La autorreferencia, por tanto, es una forma previa a la lógica formal de negación. No toma un concepto y hace su negativo (un molde de éste) sino que toma la vivencia cotidiana, que si bien no es un concepto sí es, por lo menos, ante los ojos, y está fijada por una serie de ritmos (la cotidianidad es monótona) la vacía de sentido y le otorga otro (como el caso de los movimientos absurdamente mecánicos de Chaplin al salir de la fábrica en “Tiempos modernos”. Esto es lo que ve Bergson en su libro “La risa” cuando dice que al reír se combate con cierta rigidez en los actos. En realidad, Bergson toma en un sentido algo estrecho esa rigidez.
Esta epojé no es, como podría pensarse, un estado de indiferencia. No lleva, como pretenden los escépticos, a la ataraxia. Por el contrario, establece una tensión entre no que se siente como contradicción desgarradora desde un punto de vista simbólico. El estructuralismo (como lo haría la tonalidad clásica con un acorde de dominante, para resolver su tritono) obliga a resolver esa tensión en un si o un no que excluya al otro. Pero si se mantiene la tensión se descubre que lo que significa es entonces la cesura misma. El  y el no son contemplados como una misma cosa: una ausencia que fundamenta, después cualquier posibilidad. Por eso, para los místicos, es la nada lo que fundamenta el ser de todas las cosas. La nada es, para ellos, el propio Dios, o mejor, la unión (cópula) entre el propio místico con Él. Yo y no-yo, es decir, el mundo, queda fundamentado en un tenso vacío.

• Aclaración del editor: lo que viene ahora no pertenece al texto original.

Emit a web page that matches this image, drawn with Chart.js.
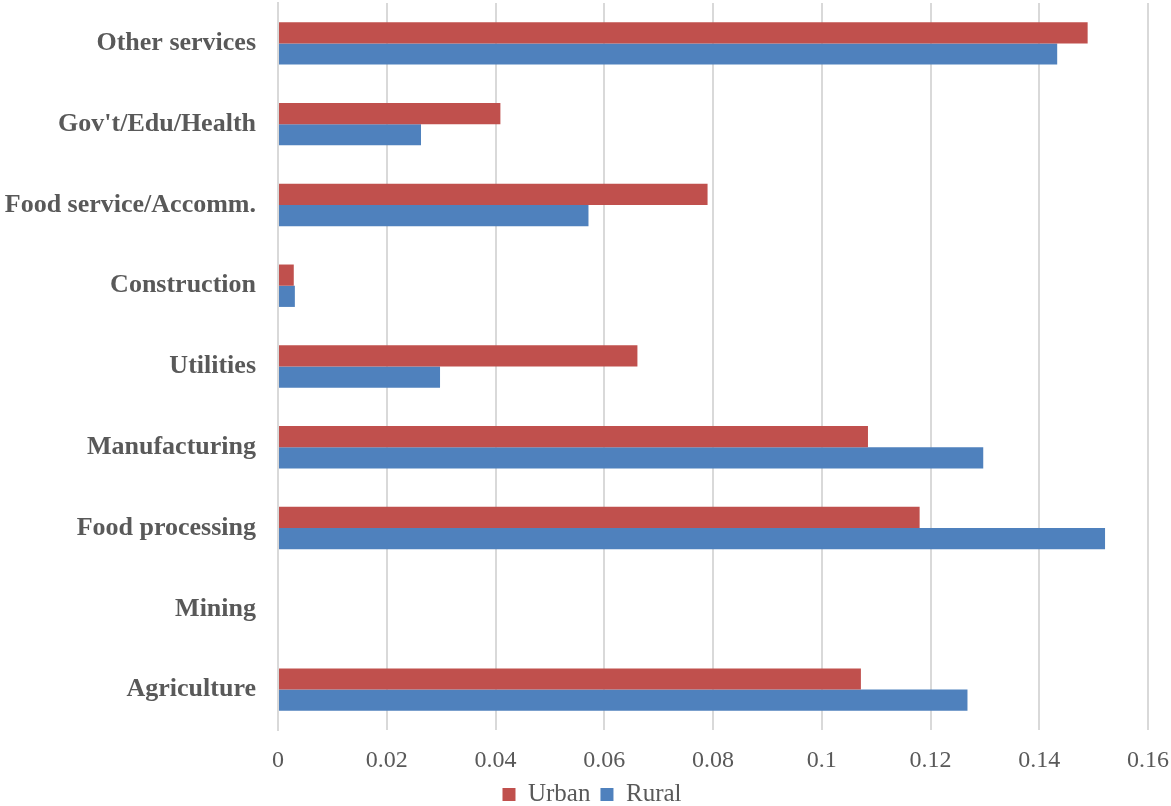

Es evidente que las formas religiosas son indispensables a la hora de intentar explicar la vivencia de las formas autoalusivas, pues estas apenas pueden escapar de la formalización hoy en día. En los siguientes artículos me dedicaré en gran medida a ellas. Pero sobre todo me centraré en el personaje propio de este límite y de sus manifestaciones, una de las cuales es el daimón, y cómo Sócrates subvierte este daimon valiéndose de la ironía y ésta se convierte entonces no en un lugar de fusión con el mundo, sino en una angustiosa escisión del yo.